Why form and consciousness are not recognized
“Pure existence is created in silence and dies in silence at each moment. What you call permanent existence, creation, is a thought, a convention.” (Jean Klein)
In 'ordinary', conventional life, we dwell in the world of subject and object. It is the objects that define ourselves as subject. All that we find around us and all that we find within us tell us that we are. By virtue of them the self as subject comes into existence. Objects also tell us who we are. By means of them we become someone and our lives become meaningful. The subject engaged in these objects is not aware of consciousness. In the 'ordinary' way of living, consciousness is the unconscious background against which everything takes place. When pointing at the painting, we no longer see the wall it is hanging on. Wherever subject and object make their appearance, consciousness disappears from view.
As soon as consciousness recedes, a double projection emerges from form: subject and object. The subject stands for the impression that a real self or 'I' exists. The object stands for the impression that there is a real world apart from this 'I'. When we say, "I see a tree", we are implying that the 'I' and the tree are real entities, and that both exist separately. As soon as subject and object arise, form and consciousness fade into the background. Here there is no longer awareness of form and consciousness.

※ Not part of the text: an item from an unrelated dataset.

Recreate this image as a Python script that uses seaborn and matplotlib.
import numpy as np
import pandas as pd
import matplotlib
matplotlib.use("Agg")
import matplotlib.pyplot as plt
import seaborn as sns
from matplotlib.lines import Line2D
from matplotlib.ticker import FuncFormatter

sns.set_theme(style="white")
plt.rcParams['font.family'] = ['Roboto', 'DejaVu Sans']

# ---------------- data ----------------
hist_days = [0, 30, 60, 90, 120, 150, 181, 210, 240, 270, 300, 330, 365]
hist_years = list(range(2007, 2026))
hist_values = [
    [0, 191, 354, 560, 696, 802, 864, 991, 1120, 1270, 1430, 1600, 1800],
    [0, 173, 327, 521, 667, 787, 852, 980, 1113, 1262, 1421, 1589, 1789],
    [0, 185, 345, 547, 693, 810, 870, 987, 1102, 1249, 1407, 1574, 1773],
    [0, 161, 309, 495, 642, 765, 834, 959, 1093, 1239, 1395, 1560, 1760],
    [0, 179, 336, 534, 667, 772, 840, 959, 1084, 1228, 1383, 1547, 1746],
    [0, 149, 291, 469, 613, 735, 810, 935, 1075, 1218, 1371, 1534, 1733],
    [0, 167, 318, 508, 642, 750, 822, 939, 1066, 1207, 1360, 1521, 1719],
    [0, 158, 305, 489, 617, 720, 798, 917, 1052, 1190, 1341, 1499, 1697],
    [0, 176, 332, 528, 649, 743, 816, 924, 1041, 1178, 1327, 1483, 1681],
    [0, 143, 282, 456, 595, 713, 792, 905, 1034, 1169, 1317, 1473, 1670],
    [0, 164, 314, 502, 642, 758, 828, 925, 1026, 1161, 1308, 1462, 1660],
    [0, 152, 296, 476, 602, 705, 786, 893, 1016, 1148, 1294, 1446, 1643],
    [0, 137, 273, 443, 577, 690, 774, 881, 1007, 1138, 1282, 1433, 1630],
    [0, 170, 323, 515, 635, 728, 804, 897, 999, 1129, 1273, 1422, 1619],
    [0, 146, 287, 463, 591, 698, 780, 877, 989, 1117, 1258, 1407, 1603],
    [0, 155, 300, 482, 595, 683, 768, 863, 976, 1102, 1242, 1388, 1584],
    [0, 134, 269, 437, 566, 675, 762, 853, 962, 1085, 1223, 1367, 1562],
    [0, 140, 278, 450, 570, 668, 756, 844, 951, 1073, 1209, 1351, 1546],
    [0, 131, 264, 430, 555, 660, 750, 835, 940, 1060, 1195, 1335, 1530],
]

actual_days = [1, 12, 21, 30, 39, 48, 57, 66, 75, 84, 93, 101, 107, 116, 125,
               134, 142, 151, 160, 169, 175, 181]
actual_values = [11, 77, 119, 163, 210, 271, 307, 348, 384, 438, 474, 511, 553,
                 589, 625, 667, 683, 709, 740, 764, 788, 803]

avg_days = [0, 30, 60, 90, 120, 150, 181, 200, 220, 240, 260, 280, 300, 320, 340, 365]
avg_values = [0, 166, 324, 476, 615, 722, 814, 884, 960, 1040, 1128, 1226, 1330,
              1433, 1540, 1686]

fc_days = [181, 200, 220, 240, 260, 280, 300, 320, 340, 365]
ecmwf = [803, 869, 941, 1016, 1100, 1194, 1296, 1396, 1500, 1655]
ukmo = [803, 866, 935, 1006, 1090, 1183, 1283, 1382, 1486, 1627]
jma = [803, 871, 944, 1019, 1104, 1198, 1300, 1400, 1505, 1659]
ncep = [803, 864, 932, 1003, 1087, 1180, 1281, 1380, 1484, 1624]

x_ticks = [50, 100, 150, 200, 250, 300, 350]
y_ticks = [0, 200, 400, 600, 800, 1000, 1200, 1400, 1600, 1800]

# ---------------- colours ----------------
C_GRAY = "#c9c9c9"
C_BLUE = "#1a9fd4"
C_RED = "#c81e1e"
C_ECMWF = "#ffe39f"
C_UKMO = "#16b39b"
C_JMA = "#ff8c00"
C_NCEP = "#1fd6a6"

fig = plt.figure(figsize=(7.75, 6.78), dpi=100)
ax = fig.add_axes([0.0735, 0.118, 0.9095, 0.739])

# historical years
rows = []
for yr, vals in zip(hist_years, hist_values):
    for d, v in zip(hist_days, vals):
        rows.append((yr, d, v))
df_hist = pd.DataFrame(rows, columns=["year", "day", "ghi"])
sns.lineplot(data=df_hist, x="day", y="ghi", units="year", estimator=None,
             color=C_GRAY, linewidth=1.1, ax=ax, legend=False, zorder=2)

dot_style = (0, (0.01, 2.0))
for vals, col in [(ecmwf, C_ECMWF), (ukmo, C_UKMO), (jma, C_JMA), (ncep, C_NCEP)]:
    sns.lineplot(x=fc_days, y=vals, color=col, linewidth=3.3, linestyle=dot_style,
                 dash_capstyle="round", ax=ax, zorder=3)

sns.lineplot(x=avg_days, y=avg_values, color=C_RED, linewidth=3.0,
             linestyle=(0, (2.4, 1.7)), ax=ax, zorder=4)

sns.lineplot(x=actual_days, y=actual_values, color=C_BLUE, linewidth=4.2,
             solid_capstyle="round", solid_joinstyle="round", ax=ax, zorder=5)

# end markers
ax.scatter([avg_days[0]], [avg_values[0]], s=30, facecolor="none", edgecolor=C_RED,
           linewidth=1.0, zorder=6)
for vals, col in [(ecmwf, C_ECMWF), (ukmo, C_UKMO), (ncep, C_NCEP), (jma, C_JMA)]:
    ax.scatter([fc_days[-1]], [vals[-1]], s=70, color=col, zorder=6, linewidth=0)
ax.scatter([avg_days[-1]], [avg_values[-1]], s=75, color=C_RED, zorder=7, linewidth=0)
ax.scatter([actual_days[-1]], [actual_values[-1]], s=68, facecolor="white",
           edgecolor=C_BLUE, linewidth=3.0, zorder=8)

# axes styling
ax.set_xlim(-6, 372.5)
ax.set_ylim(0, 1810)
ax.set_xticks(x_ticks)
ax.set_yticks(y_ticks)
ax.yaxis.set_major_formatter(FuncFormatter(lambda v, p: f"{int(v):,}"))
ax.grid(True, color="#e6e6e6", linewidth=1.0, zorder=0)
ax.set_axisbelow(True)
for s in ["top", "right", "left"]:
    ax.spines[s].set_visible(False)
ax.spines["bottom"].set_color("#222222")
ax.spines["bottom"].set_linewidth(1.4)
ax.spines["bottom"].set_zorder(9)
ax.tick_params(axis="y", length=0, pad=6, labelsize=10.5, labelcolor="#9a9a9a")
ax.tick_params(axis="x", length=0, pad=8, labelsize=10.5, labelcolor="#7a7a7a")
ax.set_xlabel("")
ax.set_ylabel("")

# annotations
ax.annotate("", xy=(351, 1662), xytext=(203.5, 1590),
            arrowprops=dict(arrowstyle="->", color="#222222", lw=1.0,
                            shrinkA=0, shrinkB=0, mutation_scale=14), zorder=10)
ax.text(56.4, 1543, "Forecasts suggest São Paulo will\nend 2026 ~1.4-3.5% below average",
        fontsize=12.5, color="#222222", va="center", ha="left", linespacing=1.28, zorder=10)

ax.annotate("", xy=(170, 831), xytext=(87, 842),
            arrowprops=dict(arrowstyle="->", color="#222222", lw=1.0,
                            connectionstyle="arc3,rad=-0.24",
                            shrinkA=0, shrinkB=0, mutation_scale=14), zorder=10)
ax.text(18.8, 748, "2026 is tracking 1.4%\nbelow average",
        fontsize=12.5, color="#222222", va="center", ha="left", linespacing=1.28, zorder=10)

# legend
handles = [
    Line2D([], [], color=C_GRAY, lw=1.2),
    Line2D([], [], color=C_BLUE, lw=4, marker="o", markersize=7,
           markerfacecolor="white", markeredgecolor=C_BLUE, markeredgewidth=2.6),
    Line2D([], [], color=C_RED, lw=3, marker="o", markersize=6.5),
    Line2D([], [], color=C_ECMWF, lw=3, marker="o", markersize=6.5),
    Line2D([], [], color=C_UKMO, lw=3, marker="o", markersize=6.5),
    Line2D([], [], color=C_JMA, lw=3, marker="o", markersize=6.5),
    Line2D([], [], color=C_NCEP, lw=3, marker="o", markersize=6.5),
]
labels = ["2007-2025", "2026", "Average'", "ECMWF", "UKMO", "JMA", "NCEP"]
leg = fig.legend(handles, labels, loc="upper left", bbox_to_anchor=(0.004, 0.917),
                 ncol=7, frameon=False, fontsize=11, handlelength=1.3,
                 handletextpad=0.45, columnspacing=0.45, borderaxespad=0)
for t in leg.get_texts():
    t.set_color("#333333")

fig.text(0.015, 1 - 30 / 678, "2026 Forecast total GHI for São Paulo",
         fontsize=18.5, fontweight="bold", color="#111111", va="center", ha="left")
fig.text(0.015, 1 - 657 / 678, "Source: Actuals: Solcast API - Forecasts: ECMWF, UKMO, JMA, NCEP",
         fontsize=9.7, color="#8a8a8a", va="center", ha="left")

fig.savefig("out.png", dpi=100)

How is it then that, in the double projection of subject and object, there is still the impression of consciousness? For example, when we see a tree or think about one, it seems to be that we are conscious. What is the reason for this? The answer is straightforward: objects arise from form, and form is, after all, a manifestation of consciousness. In the tree-as-object, consciousness is delimited in time and space. Consciousness becomes local in the projection of form into object, and as a result mistakenly understood as limited to that locality. But this downstream process can be inverted. Upstream, "I see a tree" can be discovered as a trail towards pure form-in-consciousness, just as the moonlight in the night can lead us to the sun.
The moon shines by reflecting the light of the sun. When the sun has set, the moon is useful for displaying objects. When the sun has risen no one needs the moon, though its disc is visible in the sky.
In the darkness of the unconscious mind, we can be seized by the ‘great fear’ that both subject and object are nothing but mirages. This is the fundamental fear that ‘I’ (the subject) does not exist, and/or that the world (the object) is profoundly different from what it appears to be. A feeling then overwhelms us that our perception of reality is profoundly mistaken. The great fear whispers to us that we are missing out on reality, missing out on life including ourselves. This is also the fear of waking up from a dream and coming to realize that we have been wrong our entire life.
Through the grace of God alone, the desire for nonduality arises in wise men to save them from great fear.
This fear is at the same time unfounded and well-founded, for subject and object do and do not exist. They are the projections on the rock face in Plato's cave metaphor. The rock face on which images are projected, represents our mind. ‘I’ and ‘world’ are the dreamlike representation we live in. If we are caught in them, consciousness is veiled and no longer able to recognize itself . However, if ‘I’ and ‘world’ are apprehended as form, then they are recognized anew as residing in consciousness . In this recognition the third principle - energy - plays a crucial role, as we shall see further on.
A world is not really a world. It is called a world.
Form is original objectivity. Its rainbow-like quality becomes discernable when we loosen our mind's grip on phenomena. Form is recognized as form, as manifestation in consciousness. Consciousness is original subjectivity. It is the expanse in which all rainbows appear and disappear.
A person who is conscious, views the world from originality. When he sees a tree, he is aware of its form in consciousness. There is ‘tree’-form - as sensory image, word and concept. And simultaneously with awareness of form there is awareness of consciousness. This awareness is consciousness being aware of itself.
Notice how tempting it is to represent consciousness and form as objects, that is, as substantial entities which really exist apart from ourselves. Form is only form and does not exist outside of consciousness. Existence outside of consciousness is merely a thought, an assumption, a convention. Likewise, consciousness does not exist outside of consciousness.